I’ll be the first to admit, fly fishing is both easy to pick up and incredibly difficult to master. I am no master and this will not be a story about how to master the craft. However, I hope I can peak the interest of some of you who might be thinking about getting into it.
I didn’t grow up fly fishing, but I did grow up goose hunting in south Texas with my Dad and younger brother. I still remember waking up at 4am, with a big cup of coffee, and following the headlights of the truck as we made our way out to the field before the sun would rise. Those moments are some of my favorite memories as a kid. I’ve been thinking about those moments a lot now that I have a son of my own, and I am making it a new goal to learn more outdoors crafts for us to share together in the future.
This summer, Megan’s dad has been teaching me the ins and outs of fly fishing. He’s been fly fishing these rivers for 40 years and knows every hole and curve of these rivers. So I had him take me to the river that started it all for him, the Maple River, just outside Harbor Springs, Michigan. It’s one of the most beautiful rivers I’ve ever been on, and has enough bends and corners to give you a bit of seclusion.

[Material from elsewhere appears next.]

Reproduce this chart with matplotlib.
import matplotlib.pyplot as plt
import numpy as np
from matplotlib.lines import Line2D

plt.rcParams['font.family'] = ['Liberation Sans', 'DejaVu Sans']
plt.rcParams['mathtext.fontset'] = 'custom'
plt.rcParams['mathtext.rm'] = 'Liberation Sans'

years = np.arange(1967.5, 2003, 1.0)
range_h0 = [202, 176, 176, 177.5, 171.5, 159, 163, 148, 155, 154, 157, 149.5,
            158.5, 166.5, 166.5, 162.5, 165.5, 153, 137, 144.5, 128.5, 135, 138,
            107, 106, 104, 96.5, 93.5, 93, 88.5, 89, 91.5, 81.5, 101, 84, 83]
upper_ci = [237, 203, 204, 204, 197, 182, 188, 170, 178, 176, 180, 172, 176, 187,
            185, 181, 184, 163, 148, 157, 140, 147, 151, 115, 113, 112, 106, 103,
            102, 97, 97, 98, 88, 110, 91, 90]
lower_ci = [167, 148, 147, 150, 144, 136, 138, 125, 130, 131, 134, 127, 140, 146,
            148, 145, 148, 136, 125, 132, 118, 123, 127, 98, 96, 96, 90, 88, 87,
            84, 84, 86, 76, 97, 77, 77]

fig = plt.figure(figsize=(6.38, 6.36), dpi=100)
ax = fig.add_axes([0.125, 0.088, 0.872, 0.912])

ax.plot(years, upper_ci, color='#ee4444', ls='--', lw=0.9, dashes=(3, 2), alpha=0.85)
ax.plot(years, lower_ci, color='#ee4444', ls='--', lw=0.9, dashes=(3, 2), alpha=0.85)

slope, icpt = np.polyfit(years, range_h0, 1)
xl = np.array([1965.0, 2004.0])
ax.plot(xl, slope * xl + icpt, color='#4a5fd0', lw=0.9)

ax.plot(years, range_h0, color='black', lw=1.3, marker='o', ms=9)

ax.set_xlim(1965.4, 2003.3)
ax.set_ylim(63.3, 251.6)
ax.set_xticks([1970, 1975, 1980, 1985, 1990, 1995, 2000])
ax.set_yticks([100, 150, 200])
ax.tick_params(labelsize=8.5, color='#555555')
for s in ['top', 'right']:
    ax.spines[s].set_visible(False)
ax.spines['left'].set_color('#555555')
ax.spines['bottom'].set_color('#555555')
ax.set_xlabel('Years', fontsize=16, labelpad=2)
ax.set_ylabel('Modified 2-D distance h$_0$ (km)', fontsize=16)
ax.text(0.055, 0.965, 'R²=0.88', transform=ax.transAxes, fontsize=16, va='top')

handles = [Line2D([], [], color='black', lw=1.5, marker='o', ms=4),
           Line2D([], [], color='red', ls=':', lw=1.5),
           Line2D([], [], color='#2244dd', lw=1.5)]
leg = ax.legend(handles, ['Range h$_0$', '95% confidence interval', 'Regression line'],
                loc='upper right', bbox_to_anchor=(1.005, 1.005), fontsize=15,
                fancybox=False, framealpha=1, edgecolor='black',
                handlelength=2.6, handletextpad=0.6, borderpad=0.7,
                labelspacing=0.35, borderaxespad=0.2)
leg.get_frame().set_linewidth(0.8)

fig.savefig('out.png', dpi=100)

I’ve always thought fly fishing was both beautiful in form and peaceful in method. On a great day you can bring home a fresh trout, on the worst days you bring nothing home but got to spend the day on a peaceful river. Not bad right?
The first couple of times you go out, you will be terrible. It’s just how it goes. For me, it was on my third trip out to the river that it really started to come together. Technically, the cast is fairly simple with just a couple movements that you want to keep consistent, however, I feel like there is a point where it becomes like riding a bike and you think less about the line in the air and your mind is more tied to the movement of the stream.
The beginners fly fishing tips I got were pretty simple. Let the rod do the work, use your arm (not your wrist) to cast, and let the line fully line out before you move it forward or backward. Then once you have it close to correct, do that 1000 more times, and you’ll be on your way.
It really is a beautiful motion when you get it right, or when you watch someone who has been doing it for 40 years do it right. There is no replacement for experience in this sport.
I hope this inspires some of you to get out and take a trip upstate or head out west. You won’t regret it. I’ve got a round-up of all the gear you will need to get started, but the gear is just the beginning. Megan’s dad, recommended I start out with a 9 foot 5wt rod and reel. It’s a great stream and pan fish set up. This guide is a great resource for picking your rod and reel. I didn’t list out waders or boots, as I would honestly recommend you borrow some for your first couple of trips out so you know what style you like. I prefer the waist high style, as opposed to the overall style, however, it’s really up to you.
I’d love to hear if any of you have every been fly fishing, or have any plans to do it in the future!